------ Data section ------
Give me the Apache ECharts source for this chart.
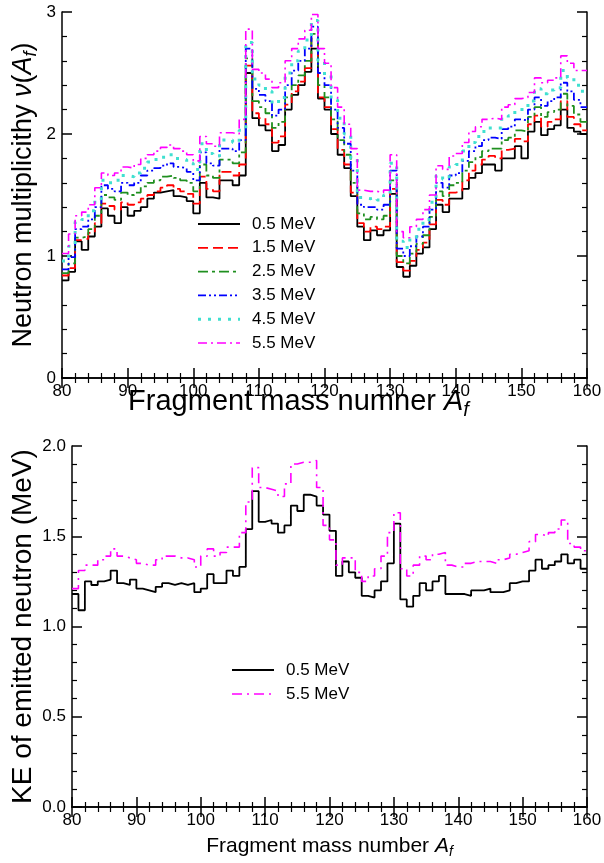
<!DOCTYPE html>
<html>
<head>
<meta charset="utf-8">
<script src="https://cdn.jsdelivr.net/npm/echarts@6/dist/echarts.min.js"></script>
<style>
  html, body { margin: 0; padding: 0; background: #fff; }
  #chart { width: 604px; height: 863px; }
</style>
</head>
<body>
<div id="chart"></div>
<script>
// left edge of each mass bin, A = 80 ... 159
var massNumbers = [];
for (var a = 80; a < 160; a++) massNumbers.push(a);

var energyLabels = ['0.5 MeV', '1.5 MeV', '2.5 MeV', '3.5 MeV', '4.5 MeV', '5.5 MeV'];
var keLabels = ['0.5 MeV', '5.5 MeV'];

// neutron multiplicity nu(A_f), top panel
var nu05 = [0.80,0.87,1.12,1.05,1.16,1.24,1.39,1.33,1.27,1.40, 1.33,1.37,1.40,1.47,1.52,1.53,1.54,1.49,1.48,1.45,
            1.35,1.60,1.48,1.47,1.62,1.62,1.58,1.66,2.50,2.13, 2.07,2.03,1.86,1.91,2.20,2.32,2.40,2.51,2.70,2.29,
            2.20,2.00,1.83,1.72,1.49,1.24,1.13,1.21,1.17,1.21, 1.51,0.91,0.83,0.92,1.02,1.07,1.22,1.42,1.36,1.47,
            1.47,1.55,1.64,1.68,1.75,1.75,1.70,1.80,1.80,1.90, 1.80,2.02,2.10,1.99,2.04,2.07,2.20,2.05,2.02,2.00];
var nu15 = [0.84,0.90,1.13,1.14,1.19,1.27,1.43,1.41,1.38,1.44, 1.42,1.44,1.47,1.50,1.53,1.56,1.58,1.55,1.53,1.51,
            1.43,1.65,1.55,1.53,1.69,1.69,1.66,1.75,2.56,2.17, 2.13,2.08,1.93,1.98,2.24,2.35,2.43,2.54,2.78,2.30,
            2.22,2.04,1.87,1.75,1.52,1.27,1.20,1.24,1.22,1.24, 1.55,0.95,0.88,0.96,1.05,1.11,1.26,1.46,1.42,1.52,
            1.53,1.62,1.70,1.75,1.79,1.82,1.80,1.87,1.88,1.96, 1.94,2.08,2.15,2.06,2.10,2.12,2.27,2.14,2.08,2.03];
var nu25 = [0.86,0.94,1.15,1.16,1.22,1.33,1.50,1.48,1.46,1.52, 1.50,1.52,1.57,1.60,1.62,1.65,1.66,1.64,1.62,1.60,
            1.53,1.75,1.66,1.64,1.79,1.79,1.76,1.85,2.62,2.27, 2.22,2.17,2.05,2.10,2.30,2.40,2.48,2.60,2.82,2.40,
            2.30,2.12,1.95,1.83,1.60,1.35,1.30,1.32,1.30,1.33, 1.62,1.00,0.94,1.02,1.10,1.17,1.32,1.53,1.49,1.58,
            1.60,1.70,1.77,1.81,1.86,1.88,1.88,1.95,1.97,2.03, 2.02,2.14,2.22,2.14,2.18,2.20,2.33,2.23,2.16,2.10];
var nu35 = [0.89,0.99,1.22,1.24,1.30,1.40,1.58,1.55,1.53,1.60, 1.58,1.60,1.66,1.70,1.72,1.74,1.76,1.73,1.72,1.69,
            1.62,1.85,1.76,1.74,1.88,1.88,1.86,1.95,2.70,2.37, 2.32,2.27,2.15,2.20,2.40,2.52,2.60,2.70,2.88,2.50,
            2.40,2.20,2.05,1.92,1.70,1.42,1.40,1.40,1.38,1.42, 1.70,1.06,1.00,1.08,1.16,1.24,1.38,1.60,1.56,1.66,
            1.68,1.78,1.86,1.90,1.95,1.97,1.96,2.04,2.06,2.12, 2.11,2.20,2.30,2.23,2.27,2.30,2.42,2.35,2.28,2.22];
var nu45 = [0.96,1.08,1.28,1.30,1.37,1.47,1.62,1.60,1.62,1.66, 1.65,1.68,1.72,1.77,1.79,1.81,1.83,1.80,1.79,1.76,
            1.71,1.92,1.84,1.82,1.95,1.95,1.93,2.03,2.75,2.45, 2.40,2.35,2.25,2.30,2.50,2.60,2.68,2.77,2.93,2.60,
            2.48,2.28,2.13,2.00,1.80,1.48,1.47,1.48,1.46,1.50, 1.76,1.12,1.07,1.15,1.22,1.30,1.44,1.66,1.63,1.73,
            1.75,1.86,1.93,1.98,2.02,2.05,2.05,2.12,2.15,2.20, 2.20,2.27,2.37,2.33,2.36,2.38,2.52,2.46,2.40,2.35];
var nu55 = [1.02,1.18,1.33,1.36,1.42,1.56,1.68,1.66,1.68,1.73, 1.72,1.75,1.80,1.83,1.86,1.89,1.91,1.88,1.86,1.83,
            1.78,1.98,1.92,1.90,2.01,2.01,2.00,2.12,2.86,2.53, 2.50,2.45,2.38,2.42,2.60,2.70,2.78,2.85,2.98,2.70,
            2.58,2.38,2.22,2.08,1.88,1.54,1.53,1.53,1.52,1.54, 1.83,1.20,1.15,1.24,1.30,1.38,1.50,1.74,1.71,1.82,
            1.84,1.93,2.02,2.06,2.12,2.13,2.12,2.22,2.24,2.29, 2.30,2.34,2.46,2.42,2.44,2.46,2.64,2.58,2.52,2.52];
var nuSeries = [nu05, nu15, nu25, nu35, nu45, nu55];

// kinetic energy of emitted neutron (MeV), bottom panel
var ke05 = [1.18,1.09,1.25,1.23,1.25,1.26,1.31,1.24,1.23,1.26, 1.21,1.20,1.19,1.22,1.24,1.23,1.24,1.23,1.24,1.19,
            1.21,1.29,1.24,1.24,1.31,1.28,1.33,1.54,1.75,1.58, 1.59,1.57,1.52,1.56,1.67,1.64,1.73,1.72,1.67,1.62,
            1.53,1.28,1.36,1.30,1.27,1.17,1.16,1.20,1.25,1.35, 1.57,1.15,1.11,1.17,1.24,1.20,1.25,1.28,1.18,1.18,
            1.18,1.17,1.20,1.20,1.21,1.19,1.19,1.20,1.24,1.25, 1.25,1.31,1.37,1.32,1.34,1.36,1.40,1.35,1.37,1.32];
var ke55 = [1.21,1.31,1.34,1.34,1.37,1.39,1.43,1.39,1.38,1.37, 1.35,1.34,1.34,1.37,1.39,1.39,1.38,1.38,1.37,1.33,
            1.39,1.43,1.39,1.41,1.44,1.44,1.52,1.69,1.88,1.77, 1.76,1.75,1.72,1.79,1.90,1.91,1.91,1.92,1.77,1.56,
            1.48,1.34,1.38,1.38,1.30,1.25,1.28,1.32,1.39,1.52, 1.63,1.32,1.28,1.34,1.39,1.37,1.40,1.41,1.34,1.33,
            1.33,1.35,1.36,1.36,1.36,1.35,1.37,1.38,1.40,1.41, 1.42,1.47,1.51,1.50,1.52,1.54,1.59,1.46,1.44,1.42];

function steps(vals) {
  var pts = vals.map(function (v, i) { return [massNumbers[i], v]; });
  pts.push([massNumbers[massNumbers.length - 1] + 1, vals[vals.length - 1]]);
  return pts;
}

var font = 'Liberation Sans, Arial, sans-serif';
var frame = { lineStyle: { color: '#000', width: 1.5 } };

function nameStyle(size, pad) {
  return {
    color: '#000', fontSize: size, fontFamily: font, padding: pad || 0,
    rich: {
      i: { fontSize: size, fontStyle: 'italic', fontFamily: font, color: '#000' },
      s: { fontSize: Math.round(size * 0.68), fontStyle: 'italic', fontFamily: font, color: '#000',
           padding: [Math.round(size * 0.55), 0, 0, 0] }
    }
  };
}

function xAx(grid, pos, labels, name, gap, size, pad) {
  return {
    type: 'value', gridIndex: grid, position: pos, min: 80, max: 160, interval: 10,
    axisLine: frame,
    axisTick: { inside: true, length: 10, lineStyle: { color: '#000', width: 1.5 } },
    minorTick: { show: true, splitNumber: 5, length: 5, lineStyle: { color: '#000', width: 1.2 } },
    splitLine: { show: false },
    axisLabel: { show: labels, color: '#000', fontSize: 17, fontFamily: font, margin: 5 },
    name: name, nameLocation: 'middle', nameGap: gap, nameMoveOverlap: false,
    nameTextStyle: nameStyle(size || 21, pad)
  };
}

function yAx(grid, pos, labels, max, interval, fmt, name, gap, size, pad) {
  return {
    type: 'value', gridIndex: grid, position: pos, min: 0, max: max, interval: interval,
    axisLine: frame,
    axisTick: { inside: true, length: 10, lineStyle: { color: '#000', width: 1.5 } },
    minorTick: { show: true, splitNumber: 5, length: 5, lineStyle: { color: '#000', width: 1.2 } },
    splitLine: { show: false },
    axisLabel: { show: labels, color: '#000', fontSize: 17, fontFamily: font, margin: 6, formatter: fmt },
    name: name, nameLocation: 'middle', nameGap: gap, nameRotate: 90, nameMoveOverlap: false,
    nameTextStyle: nameStyle(size || 21, pad)
  };
}

var colors = ['#000000', '#ff0000', '#1f8f1f', '#0000ff', '#40e0d0', '#ff00ff'];
var dashes = ['solid', [10, 5], [10, 4, 3, 4], [8, 3, 2, 3, 2, 3], [3, 7], [9, 4, 2, 4]];
var widths = [1.8, 1.8, 1.8, 1.8, 3, 1.6];

var series = [];
nuSeries.forEach(function (vals, k) {
  series.push({
    name: energyLabels[k], type: 'line', step: 'end', xAxisIndex: 0, yAxisIndex: 0,
    data: steps(vals), symbol: 'none', silent: true,
    lineStyle: { color: colors[k], width: widths[k], type: dashes[k], cap: 'butt' }
  });
});
var keColors = ['#000000', '#ff00ff'];
var keDashes = ['solid', [10, 5, 2, 5]];
[ke05, ke55].forEach(function (vals, k) {
  series.push({
    name: 'KE ' + keLabels[k], type: 'line', step: 'end', xAxisIndex: 2, yAxisIndex: 2,
    data: steps(vals), symbol: 'none', silent: true,
    lineStyle: { color: keColors[k], width: k ? 1.6 : 1.8, type: keDashes[k] }
  });
});

// legend keys drawn as plain graphics so the dash patterns show
function legendItems(labels, cols, dash, wid, x0, y0, dy) {
  var out = [];
  labels.forEach(function (lab, k) {
    var y = y0 + k * dy;
    out.push({
      type: 'line', shape: { x1: x0, y1: y, x2: x0 + 42, y2: y },
      style: { stroke: cols[k], lineWidth: wid[k], lineDash: dash[k] === 'solid' ? null : dash[k] }
    });
    out.push({
      type: 'text', x: x0 + 54, y: y,
      style: { text: lab, fill: '#000', font: '17px ' + font, verticalAlign: 'middle' }
    });
  });
  return out;
}

var chart = echarts.init(document.getElementById('chart'), null, { renderer: 'canvas' });
chart.setOption({
  animation: false,
  backgroundColor: '#fff',
  grid: [
    { left: 62, right: 17, top: 12, height: 366, outerBoundsMode: 'none' },
    { left: 72, right: 17, top: 446, height: 361, outerBoundsMode: 'none' }
  ],
  xAxis: [
    xAx(0, 'bottom', true, 'Fragment mass numner {i|A}{s|f}', 6, 29, [0, 52, 0, 0]),
    xAx(0, 'top', false, '', 0),
    xAx(1, 'bottom', true, 'Fragment mass number {i|A}{s|f}', 26, 21),
    xAx(1, 'top', false, '', 0)
  ],
  yAxis: [
    yAx(0, 'left', true, 3, 1, null, 'Neutron multiplicithy {i|ν}({i|A}{s|f})', 22, 27),
    yAx(0, 'right', false, 3, 1, null, '', 0),
    yAx(1, 'left', true, 2, 0.5, function (v) { return v.toFixed(1); }, 'KE of emitted neutron (MeV)', 35, 28),
    yAx(1, 'right', false, 2, 0.5, null, '', 0)
  ],
  graphic: legendItems(energyLabels, colors, dashes, widths, 198, 224, 23.8)
    .concat(legendItems(keLabels, keColors, keDashes, [1.8, 1.6], 232, 670, 24)),
  series: series
});
</script>
</body>
</html>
------
# [Task to carry out]
Write out again, exactly, the lines from the start of the listing up to the line containing "var keLabels = ['0.5 MeV', '5.5 MeV'];", with both ends and without pictures.

# [Right answer]
Give me the Apache ECharts source for this chart.
<!DOCTYPE html>
<html>
<head>
<meta charset="utf-8">
<script src="https://cdn.jsdelivr.net/npm/echarts@6/dist/echarts.min.js"></script>
<style>
  html, body { margin: 0; padding: 0; background: #fff; }
  #chart { width: 604px; height: 863px; }
</style>
</head>
<body>
<div id="chart"></div>
<script>
// left edge of each mass bin, A = 80 ... 159
var massNumbers = [];
for (var a = 80; a < 160; a++) massNumbers.push(a);

var energyLabels = ['0.5 MeV', '1.5 MeV', '2.5 MeV', '3.5 MeV', '4.5 MeV', '5.5 MeV'];
var keLabels = ['0.5 MeV', '5.5 MeV'];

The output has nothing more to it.